Closing some schools is a ‘practical matter’
In some schools, Bangura says, it makes sense to follow New York City’s example. The Muslim population is so high at some Toronto schools that few students attend on Eid al-Adha and Eid al-Fitr, he says.
“The schools are empty. The teachers [can not] teach.”
That is part of the practical argument in this debate, says Janet Epp Buckingham, a Trinity Western University associate professor and author of Fighting over God: A Legal and Political History of Religious Freedom in Canada. She agrees it could be beneficial at some schools.
If most students and teachers will miss a given day, it’s difficult to run a regular day, she says, reminiscing how her children attended Ottawa schools with high Muslim populations, and Muslim holy days were “like a snow day.”
“It’s a very practical matter and it makes sense to deal with it, you know, where it’s an issue.”
All or nothing approach
The flip side of that argument — if those holidays are recognized — is that there may be too few days to cover the curriculum, and parents from different denominations, who don’t have the day off, may struggle to find child care.

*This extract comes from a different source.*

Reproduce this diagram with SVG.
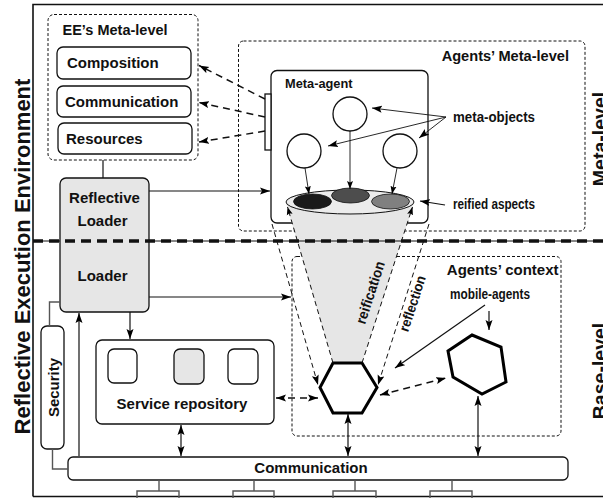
<svg xmlns="http://www.w3.org/2000/svg" width="603" height="498" viewBox="0 0 603 498">
<defs>
<marker id="ah" markerUnits="userSpaceOnUse" markerWidth="11" markerHeight="8" refX="10" refY="4" orient="auto-start-reverse" viewBox="0 0 11 8">
<path d="M0,0.5 L10,4 L0,7.5 L2,4 z" fill="#000"/>
</marker>
<marker id="ahs" markerUnits="userSpaceOnUse" markerWidth="9" markerHeight="7" refX="8" refY="3.5" orient="auto-start-reverse" viewBox="0 0 9 7">
<path d="M0,0.5 L8,3.5 L0,6.5 L1.5,3.5 z" fill="#000"/>
</marker>
</defs>
<style>
text{font-family:"Liberation Sans",Arial,sans-serif;font-weight:bold;fill:#111}
.box{fill:#fff;stroke:#111;stroke-width:1.3}
.gray{fill:#e6e6e6;stroke:#111;stroke-width:1.3}
.dot{fill:none;stroke:#111;stroke-width:1;stroke-dasharray:3 2}
.ln{fill:none;stroke:#111;stroke-width:1.2}
.thin{fill:none;stroke:#111;stroke-width:0.9}
.dash{fill:none;stroke:#111;stroke-width:1.5;stroke-dasharray:7 5}
.tdash{fill:none;stroke:#111;stroke-width:1;stroke-dasharray:5 3.5}
.hex{fill:#fff;stroke:#000;stroke-width:3;stroke-linejoin:miter}
.grayln{fill:none;stroke:#555;stroke-width:1.4}
.t15{font-size:15px}
.narrow{font-size:14px}
</style>

<g id="frame">
<path d="M33,496.5 L33,4.5 L603,4.5" fill="none" stroke="#111" stroke-width="1.6"/>
<path d="M33,496.5 L603,496.5" fill="none" stroke="#111" stroke-width="1.6"/>
<text transform="translate(29.5,256.5) rotate(-90)" text-anchor="middle" font-size="22">Reflective Execution Environment</text>
<text transform="translate(607,139) rotate(-90)" text-anchor="middle" font-size="19.5">Meta-level</text>
<text transform="translate(607,371) rotate(-90)" text-anchor="middle" font-size="19.5">Base-level</text>
</g>

<g id="ee-meta-level">
<rect x="48" y="14.5" width="150" height="145.5" rx="6" class="dot"/>
<text x="62.5" y="34.5" font-size="14.5">EE’s Meta-level</text>
</g>
<g id="composition">
<rect x="57" y="47" width="134" height="32" rx="6" class="box"/>
<text x="67" y="68" class="t15">Composition</text>
</g>
<g id="communication-meta">
<rect x="57" y="86" width="134" height="31" rx="6" class="box"/>
<text x="65" y="107" class="t15">Communication</text>
</g>
<g id="resources">
<rect x="58" y="123" width="134" height="31" rx="6" class="box"/>
<text x="66" y="144" class="t15">Resources</text>
</g>

<g id="reflective-loader">
<rect x="60" y="178" width="89" height="134" rx="6" class="gray"/>
<text x="104.5" y="203" text-anchor="middle" class="t15">Reflective</text>
<text x="102.5" y="226" text-anchor="middle" class="t15">Loader</text>
<text x="102.5" y="281" text-anchor="middle" class="t15">Loader</text>
</g>

<g id="security">
<rect x="41" y="326" width="23" height="123" rx="6" class="box"/>
<text transform="translate(59,387.5) rotate(-90)" text-anchor="middle" class="t15">Security</text>
</g>

<g id="service-repository">
<rect x="96" y="340" width="178" height="84" rx="6" class="box"/>
<rect x="108" y="349" width="29" height="34" rx="6" class="box"/>
<rect x="174" y="349" width="30" height="35" rx="6" class="gray"/>
<rect x="228" y="349" width="30" height="35" rx="6" class="box"/>
<text x="182" y="408.5" text-anchor="middle" class="t15">Service repository</text>
</g>

<g id="communication-bus">
<rect x="68" y="457" width="500" height="23" rx="5" class="box"/>
<text x="311" y="473" text-anchor="middle" class="t15">Communication</text>
<path d="M159,480 V491 M137,500 V491 H179 V500 M254,480 V491 M233,500 V491 H274 V500 M355,480 V491 M333,500 V491 H376 V500 M452,480 V491 M430,500 V491 H472 V500" class="grayln"/>
</g>

<g id="agents-meta-level">
<rect x="238.5" y="41" width="346.5" height="190" rx="5" class="dot"/>
<text x="569" y="61" text-anchor="end" font-size="14.6">Agents’ Meta-level</text>
</g>

<g id="agents-context">
<rect x="292" y="256.5" width="269" height="179.5" rx="5" class="dot"/>
<text x="558.5" y="274.5" text-anchor="end" class="t15">Agents’ context</text>
</g>

<g id="meta-agent">
<rect x="271" y="70.5" width="157" height="152.5" rx="6" class="box"/>
<rect x="265" y="94" width="6" height="56" class="box" stroke-width="1"/>
<text x="285" y="87.5" font-size="13" textLength="67.5" lengthAdjust="spacingAndGlyphs">Meta-agent</text>
</g>

<g id="cone">
<polygon points="286,203 414,203 362,363 333,363" fill="#e6e6e6"/>
</g>

<g id="level-separator">
<path d="M33,241 H60 M149,241 H603" fill="none" stroke="#111" stroke-width="1"/>
<path d="M33,241 H603" fill="none" stroke="#111" stroke-width="3.5" stroke-dasharray="10 6"/>
</g>

<g id="reified-aspects">
<ellipse cx="350" cy="202" rx="64" ry="12" fill="#ececec" stroke="#111" stroke-width="1"/>
<ellipse cx="312.5" cy="201.5" rx="19" ry="7.5" fill="#1a1a1a" stroke="#111" stroke-width="0.8"/>
<ellipse cx="350.5" cy="195.5" rx="19" ry="7.5" fill="#4d4d4d" stroke="#111" stroke-width="0.8"/>
<ellipse cx="390.5" cy="201.5" rx="19" ry="7.5" fill="#808080" stroke="#111" stroke-width="0.8"/>
</g>

<g id="meta-object-1"><circle cx="350" cy="114" r="17" class="box" stroke-width="1"/></g>
<g id="meta-object-2"><circle cx="304" cy="151" r="17" class="box" stroke-width="1"/></g>
<g id="meta-object-3"><circle cx="400" cy="151" r="17" class="box" stroke-width="1"/></g>

<g id="agent-1">
<polygon points="333,363 362,363 377,387.5 362,413 333,413 320,387.5" class="hex"/>
</g>
<g id="agent-2">
<polygon points="472,335 501,347 506,382 482,394 453,377 448,351" class="hex"/>
</g>

<g id="labels">
<text x="453" y="121.5" class="narrow" font-size="14.5" textLength="82" lengthAdjust="spacingAndGlyphs">meta-objects</text>
<text x="453" y="208.5" class="narrow" textLength="82" lengthAdjust="spacingAndGlyphs">reified aspects</text>
<text x="450" y="298.5" class="narrow" font-size="13" textLength="80" lengthAdjust="spacingAndGlyphs">mobile-agents</text>
<text transform="translate(375,294) rotate(-72)" text-anchor="middle" font-size="14.5" textLength="65" lengthAdjust="spacingAndGlyphs">reification</text>
<text transform="translate(417,305) rotate(-72)" text-anchor="middle" font-size="14" textLength="58" lengthAdjust="spacingAndGlyphs">reflection</text>
</g>

<g id="connectors">
<path d="M103,160 V178" class="ln"/>
<path d="M265,99 L199,65.5" class="dash" marker-end="url(#ah)"/>
<path d="M265,117 L199,102.5" class="dash" marker-end="url(#ah)"/>
<path d="M265,131 L199,142" class="dash" marker-end="url(#ah)"/>
<path d="M149,191 H270" class="ln" marker-end="url(#ah)"/>
<path d="M149,297 H291" class="ln" marker-end="url(#ah)"/>
<path d="M130,312 V339" class="ln" marker-end="url(#ah)"/>
<path d="M79,456 V313" class="ln" marker-end="url(#ah)"/>
<path d="M60,302 H49.5 V326" class="grayln" stroke-width="1.2"/>
<path d="M52.5,449 V469 H68" class="grayln" stroke-width="1.2"/>
<path d="M181,425 V456" class="ln" marker-start="url(#ah)" marker-end="url(#ah)"/>
<path d="M348,414 V456" class="ln" marker-start="url(#ah)" marker-end="url(#ah)"/>
<path d="M478,396 V456" class="ln" marker-start="url(#ah)" marker-end="url(#ah)"/>
<path d="M276,398 H318" class="dash" marker-start="url(#ah)" marker-end="url(#ah)"/>
<path d="M380,395 L446,378" class="dash" marker-start="url(#ah)" marker-end="url(#ah)"/>
<path d="M485,305 L395,368" class="ln" marker-end="url(#ah)"/>
<path d="M489,311 V330" class="ln" marker-end="url(#ah)"/>
<path d="M305,168 L309,194" class="thin" marker-end="url(#ahs)"/>
<path d="M350,131 V189" class="thin" marker-end="url(#ahs)"/>
<path d="M397,168 L392,194" class="thin" marker-end="url(#ahs)"/>
<path d="M446,117 L372,108" class="thin" marker-end="url(#ah)"/>
<path d="M446,117 L328,146" class="thin" marker-end="url(#ah)"/>
<path d="M446,117 L419,138" class="thin" marker-end="url(#ah)"/>
<path d="M445,205 L420,201" class="ln" marker-end="url(#ah)"/>
<path d="M333,363 L287.5,207" class="tdash" marker-end="url(#ahs)"/>
<path d="M362,363 L412.5,207" class="tdash" marker-end="url(#ahs)"/>
<path d="M272,224 L318,385" class="tdash" marker-end="url(#ah)"/>
<path d="M429,224 L378,385" class="tdash" marker-end="url(#ah)"/>
</g>
</svg>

In 1997, a court ruled against the Islamic Schools Federation of Ontario when it wanted the Ottawa School Board to recognize two Muslim holidays. In 2009, Toronto’s York University started holding classes again on Rosh Hashanah and Yom Kippur after several decades of recognizing those as campus-wide holidays. The University of Windsor’s law school stopped doing the same a year prior.
That’s because it’s difficult to recognize one group’s holy days and not another’s, Buckingham says, because Canadians demand fairness.
Naik, the woman behind the Peel District School Board’s multi-faith calendar, says she believes choosing to recognize one religious group’s holy days outside of Canada’s statutory holidays for school closure can fragment a community.
“If we were ever, ever going to move to approving holy days in our statutory leave, then we would have to do all religious diversity, not just one group — no matter how large a number,” she says.
Whether or not any Canadian schools choose to follow New York City’s example, Shirazi is excited for the increased awareness about religious accommodation at educational institutions. Even though Canada has policies in place for religious accommodation, policymakers need to be revisit their guidelines to match the realities on the ground.
“This is not ... like a dusty library book that you finish and you put away. This is like a living organism — it shifts, it changes,” he says.